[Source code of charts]
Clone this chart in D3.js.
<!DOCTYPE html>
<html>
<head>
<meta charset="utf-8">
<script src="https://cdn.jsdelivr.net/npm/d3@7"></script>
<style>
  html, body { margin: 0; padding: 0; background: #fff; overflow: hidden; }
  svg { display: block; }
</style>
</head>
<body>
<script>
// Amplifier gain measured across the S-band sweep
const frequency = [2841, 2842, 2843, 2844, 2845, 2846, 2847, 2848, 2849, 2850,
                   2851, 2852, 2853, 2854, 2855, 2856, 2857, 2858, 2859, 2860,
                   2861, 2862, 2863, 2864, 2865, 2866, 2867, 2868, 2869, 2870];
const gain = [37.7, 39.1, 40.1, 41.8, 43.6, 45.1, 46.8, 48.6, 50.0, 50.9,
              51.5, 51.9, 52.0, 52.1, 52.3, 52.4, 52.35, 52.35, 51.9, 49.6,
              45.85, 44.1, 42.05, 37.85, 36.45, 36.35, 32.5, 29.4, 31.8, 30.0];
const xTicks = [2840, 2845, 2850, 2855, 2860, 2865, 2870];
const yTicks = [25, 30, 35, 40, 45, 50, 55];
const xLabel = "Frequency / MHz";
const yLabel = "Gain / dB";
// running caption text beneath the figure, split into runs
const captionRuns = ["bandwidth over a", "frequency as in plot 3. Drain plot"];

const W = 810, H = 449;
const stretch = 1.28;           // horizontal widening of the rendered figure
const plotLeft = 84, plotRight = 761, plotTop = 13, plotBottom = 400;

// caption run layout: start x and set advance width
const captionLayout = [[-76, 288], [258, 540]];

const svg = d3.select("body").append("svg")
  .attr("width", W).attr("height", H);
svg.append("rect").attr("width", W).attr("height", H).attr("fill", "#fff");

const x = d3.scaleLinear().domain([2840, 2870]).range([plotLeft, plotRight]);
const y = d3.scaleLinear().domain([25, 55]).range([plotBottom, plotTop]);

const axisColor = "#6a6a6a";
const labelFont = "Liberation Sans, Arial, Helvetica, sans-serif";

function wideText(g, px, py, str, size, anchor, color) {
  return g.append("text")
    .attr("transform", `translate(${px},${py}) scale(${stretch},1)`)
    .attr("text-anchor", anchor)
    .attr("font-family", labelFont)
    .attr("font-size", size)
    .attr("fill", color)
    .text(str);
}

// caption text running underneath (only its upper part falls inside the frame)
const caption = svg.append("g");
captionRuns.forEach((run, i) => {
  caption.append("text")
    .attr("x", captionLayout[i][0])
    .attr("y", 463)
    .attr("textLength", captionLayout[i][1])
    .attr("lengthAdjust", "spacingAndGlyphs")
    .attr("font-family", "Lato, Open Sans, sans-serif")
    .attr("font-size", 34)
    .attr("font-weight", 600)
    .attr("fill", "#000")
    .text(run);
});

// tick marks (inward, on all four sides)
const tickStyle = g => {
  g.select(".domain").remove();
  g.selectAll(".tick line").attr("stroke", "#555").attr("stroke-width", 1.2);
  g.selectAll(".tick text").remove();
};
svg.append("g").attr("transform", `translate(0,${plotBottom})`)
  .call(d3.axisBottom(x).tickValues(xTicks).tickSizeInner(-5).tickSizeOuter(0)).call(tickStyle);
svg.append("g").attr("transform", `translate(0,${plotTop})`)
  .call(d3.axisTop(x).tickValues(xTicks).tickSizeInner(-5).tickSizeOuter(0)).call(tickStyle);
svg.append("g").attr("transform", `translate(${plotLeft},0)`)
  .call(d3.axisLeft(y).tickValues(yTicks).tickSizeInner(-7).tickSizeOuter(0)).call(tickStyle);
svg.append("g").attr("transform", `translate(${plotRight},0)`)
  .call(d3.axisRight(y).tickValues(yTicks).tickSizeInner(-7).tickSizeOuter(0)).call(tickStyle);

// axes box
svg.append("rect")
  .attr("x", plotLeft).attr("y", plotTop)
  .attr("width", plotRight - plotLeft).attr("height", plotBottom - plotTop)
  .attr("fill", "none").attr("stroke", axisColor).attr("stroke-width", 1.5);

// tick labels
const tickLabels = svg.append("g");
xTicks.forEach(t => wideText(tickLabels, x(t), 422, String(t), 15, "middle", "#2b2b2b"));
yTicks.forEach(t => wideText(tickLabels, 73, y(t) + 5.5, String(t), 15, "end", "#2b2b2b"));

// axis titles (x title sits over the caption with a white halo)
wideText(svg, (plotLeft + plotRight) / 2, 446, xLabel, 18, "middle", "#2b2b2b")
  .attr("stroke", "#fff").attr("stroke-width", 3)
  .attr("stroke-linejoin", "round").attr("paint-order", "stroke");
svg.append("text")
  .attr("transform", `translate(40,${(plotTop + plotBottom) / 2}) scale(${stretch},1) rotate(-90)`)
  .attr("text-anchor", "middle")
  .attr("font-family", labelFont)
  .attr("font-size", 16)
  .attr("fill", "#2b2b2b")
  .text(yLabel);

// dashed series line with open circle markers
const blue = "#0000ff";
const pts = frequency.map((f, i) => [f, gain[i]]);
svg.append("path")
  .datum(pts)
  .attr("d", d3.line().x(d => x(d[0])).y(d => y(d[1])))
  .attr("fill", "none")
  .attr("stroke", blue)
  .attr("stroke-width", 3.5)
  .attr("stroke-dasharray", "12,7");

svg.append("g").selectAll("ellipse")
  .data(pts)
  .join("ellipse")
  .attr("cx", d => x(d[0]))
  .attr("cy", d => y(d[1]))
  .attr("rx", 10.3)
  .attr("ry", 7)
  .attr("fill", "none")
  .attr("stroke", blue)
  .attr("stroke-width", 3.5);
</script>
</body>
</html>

...

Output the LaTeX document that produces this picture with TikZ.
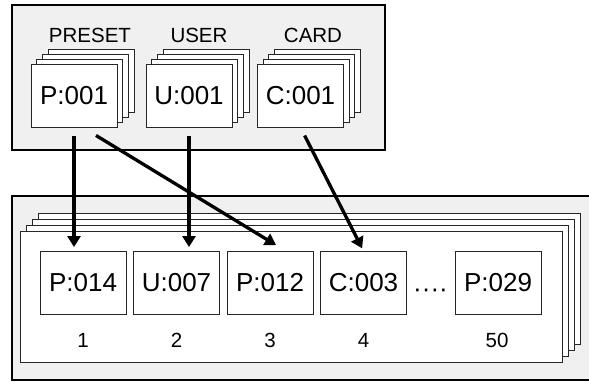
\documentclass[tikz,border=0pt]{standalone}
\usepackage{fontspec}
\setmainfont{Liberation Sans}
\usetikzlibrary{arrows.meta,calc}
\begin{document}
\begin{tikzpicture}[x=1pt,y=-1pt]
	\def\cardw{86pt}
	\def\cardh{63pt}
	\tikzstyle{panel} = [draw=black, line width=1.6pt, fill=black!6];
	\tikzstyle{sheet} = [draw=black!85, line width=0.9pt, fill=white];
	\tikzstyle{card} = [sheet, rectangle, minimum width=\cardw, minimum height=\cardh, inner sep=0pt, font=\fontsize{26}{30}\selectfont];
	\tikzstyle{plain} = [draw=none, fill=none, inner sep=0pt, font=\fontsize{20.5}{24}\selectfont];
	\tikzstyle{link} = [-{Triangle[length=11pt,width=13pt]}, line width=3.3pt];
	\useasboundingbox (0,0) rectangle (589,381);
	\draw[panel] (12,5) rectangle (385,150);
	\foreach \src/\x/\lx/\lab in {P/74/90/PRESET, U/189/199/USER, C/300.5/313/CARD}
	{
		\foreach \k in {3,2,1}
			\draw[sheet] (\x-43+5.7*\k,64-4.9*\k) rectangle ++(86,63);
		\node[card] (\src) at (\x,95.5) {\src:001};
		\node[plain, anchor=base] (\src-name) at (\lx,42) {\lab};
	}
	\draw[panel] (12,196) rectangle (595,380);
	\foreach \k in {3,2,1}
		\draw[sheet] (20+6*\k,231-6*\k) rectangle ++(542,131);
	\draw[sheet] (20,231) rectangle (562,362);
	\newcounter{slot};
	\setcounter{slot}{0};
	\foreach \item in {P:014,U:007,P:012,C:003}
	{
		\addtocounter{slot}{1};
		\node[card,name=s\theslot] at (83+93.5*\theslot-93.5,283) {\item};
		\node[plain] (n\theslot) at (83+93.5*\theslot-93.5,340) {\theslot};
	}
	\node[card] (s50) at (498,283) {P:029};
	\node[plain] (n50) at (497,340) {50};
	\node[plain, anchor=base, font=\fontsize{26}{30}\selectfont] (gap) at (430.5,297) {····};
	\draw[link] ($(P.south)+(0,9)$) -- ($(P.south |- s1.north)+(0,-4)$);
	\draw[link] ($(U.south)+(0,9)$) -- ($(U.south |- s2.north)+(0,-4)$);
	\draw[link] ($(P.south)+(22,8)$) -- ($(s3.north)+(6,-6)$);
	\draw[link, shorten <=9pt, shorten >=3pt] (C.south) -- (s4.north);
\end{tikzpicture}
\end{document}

Description of the task.
Exactly reproduce the stretch from the line with "Clone this chart in D3.js." through the line with "const captionLayout = [[-76, 288], [258, 540]];", including both ends and nothing else.

Solution to this exercise.
Clone this chart in D3.js.
<!DOCTYPE html>
<html>
<head>
<meta charset="utf-8">
<script src="https://cdn.jsdelivr.net/npm/d3@7"></script>
<style>
  html, body { margin: 0; padding: 0; background: #fff; overflow: hidden; }
  svg { display: block; }
</style>
</head>
<body>
<script>
// Amplifier gain measured across the S-band sweep
const frequency = [2841, 2842, 2843, 2844, 2845, 2846, 2847, 2848, 2849, 2850,
                   2851, 2852, 2853, 2854, 2855, 2856, 2857, 2858, 2859, 2860,
                   2861, 2862, 2863, 2864, 2865, 2866, 2867, 2868, 2869, 2870];
const gain = [37.7, 39.1, 40.1, 41.8, 43.6, 45.1, 46.8, 48.6, 50.0, 50.9,
              51.5, 51.9, 52.0, 52.1, 52.3, 52.4, 52.35, 52.35, 51.9, 49.6,
              45.85, 44.1, 42.05, 37.85, 36.45, 36.35, 32.5, 29.4, 31.8, 30.0];
const xTicks = [2840, 2845, 2850, 2855, 2860, 2865, 2870];
const yTicks = [25, 30, 35, 40, 45, 50, 55];
const xLabel = "Frequency / MHz";
const yLabel = "Gain / dB";
// running caption text beneath the figure, split into runs
const captionRuns = ["bandwidth over a", "frequency as in plot 3. Drain plot"];

const W = 810, H = 449;
const stretch = 1.28;           // horizontal widening of the rendered figure
const plotLeft = 84, plotRight = 761, plotTop = 13, plotBottom = 400;

// caption run layout: start x and set advance width
const captionLayout = [[-76, 288], [258, 540]];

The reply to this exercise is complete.